Batteries are the most visible storage technologies due to their ubiquity in portable electronics, but energy can be stored using many other mechanisms like supercapacitors. Though alternative means of energy storage tend to have a lower energy density than batteries and therefore are not as easily portable, they have great utility in stationary applications like our electricity grid. Some stationary storage devices are useful for peak shaving: relieving congestion on hot days when transmission lines are straining at maximum capacity. Other, larger-scale stationary storage devices have the potential to offset the intermittency of renewable energy generation. In this fourth and final post on energy storage, we will discuss the storage mechanisms, applications, and limitations of a few of lesser known, exciting energy storage technologies.
The most common type of energy storage in the electric grid is pumped hydro, which by nature is large and stationary. The mechanism for pumped hydro storage is pretty simple – water is pumped up a hill. That’s it. Once it’s up the hill, the water is stored as potential energy in a reservoir at the top, and released through a turbine to generate electricity when demand requires it. It is relatively cheap and easy to co-locate with existing hydropower, but cannot be used in geographically flat regions. Switzerland has employed pumped hydro for over a century.
Flywheels store energy in rapidly spinning disks or columns. The energy is stored as kinetic (in this case rotational) energy, which can be rapidly converted to electricity. Flywheels don’t store a lot of energy per unit volume, but they can deliver that energy very quickly, so they are very good for high-power applications. The Princeton Plasma Physics Laboratory, for example, uses flywheels to deliver the power for its nuclear fusion experiments because the local grid cannot accommodate such sudden peaks in power demand. Flywheels do have standby leakage losses, however, so they can’t be used for very long-term storage. They are usually kept in chambers underground because their failure mechanism is explosion due to rapid crack propagation along the surface. Not ideal.
Superconducting magnetic energy storage (SMES)
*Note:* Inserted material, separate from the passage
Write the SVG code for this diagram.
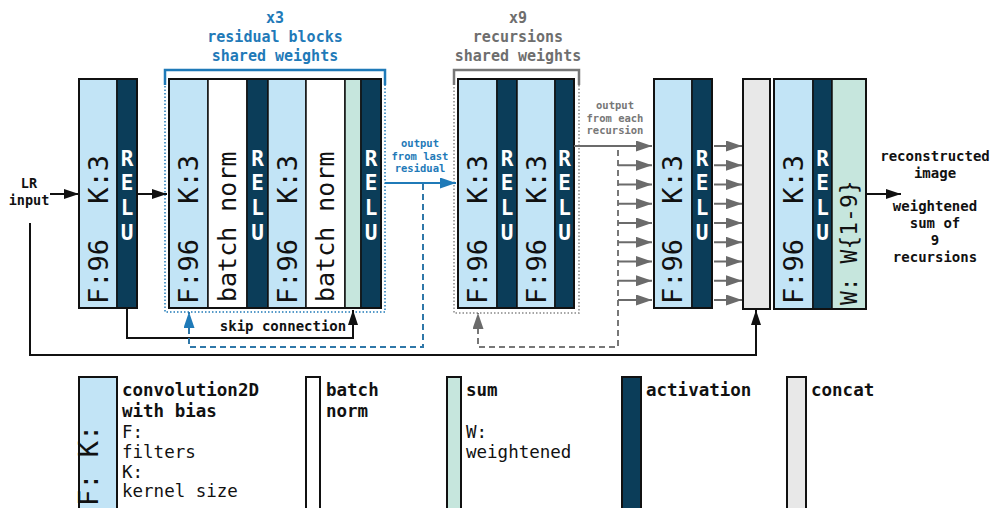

SMES stores energy in the magnetic field created when current is sent through a superconducting donut. SMES is very efficient, but it is extremely expensive because the superconductors must be kept close to absolute zero. It also requires a huge amount of underground space in order to be deployed on a large scale. In other words, very cool, but not well-applied yet.
Flow batteries are the only technology in this post that rely on electrochemical energy storage. They behave somewhat like regular batteries with the exception that the active material is a liquid. Traditional batteries are limited by the amount of material in the electrodes, but in flow batteries the active material can be replenished with new material from storage tanks, while the used material can be stored and regenerated at a later point. Flow batteries are currently used in a number of small grid applications.
Compressed Air Energy Storage (CAES)
In typical CAES systems, air is compressed in underground aquifers and this potential energy is harnessed when the air is released to run a turbine. The air is frequently used to co-fire a natural gas generator; the generator requires compressed air to function. CAES is most appropriate for large-scale grid energy storage, and suitable geology can be found in many locations where pumped hydro is infeasible. In the US, many potential sites are located near areas with significant wind energy potential, so CAES could be used to smooth the highly variable output from wind farms and allow for greater penetration of renewables in the grid. A couple of CAES systems have been in use for decades, including the 110 MW facility in McIntosh, Alabama, which has been storing compressed air in a salt dome formation since 1991. There have been proposals for new CAES facilities but most have been held up due to financial concerns.
Thermal energy storage can refer to any energy storage technique where energy is stored by changing the temperature of some bulk material. Waste heat from electricity generation, for example, can be used to heat water; this water can be stored in a tank and used later to heat buildings or provide warm water for showers. Water can also be chilled into ice during off-peak hours, stored, and used during peak demand for cooling. Heat may also be stored in other materials, like molten salts. In solar thermal electricity generation, sunlight is focused onto molten salts, heating them to very high temperatures. Energy is stored by maintaining these salts at high temperature, and this heat is later used to heat water and run a steam turbine to produce electricity.
As we have seen, energy storage impacts portable electronics, electric vehicles, peak energy in our transmission lines, and large-scale storage for the grid. No single technology is ideal for all applications, and the most appropriate technology in one case may not be of any use in another. Energy density, power density, mechanism, cost, safety, and many other features all contribute to each technology’s applicability. Maximizing the optimal characteristics of each allows them all to play an important role in increasing the efficiency of the electric grid and vehicles. Collectively, they are creating the capacity for our transition to a carbon neutral world.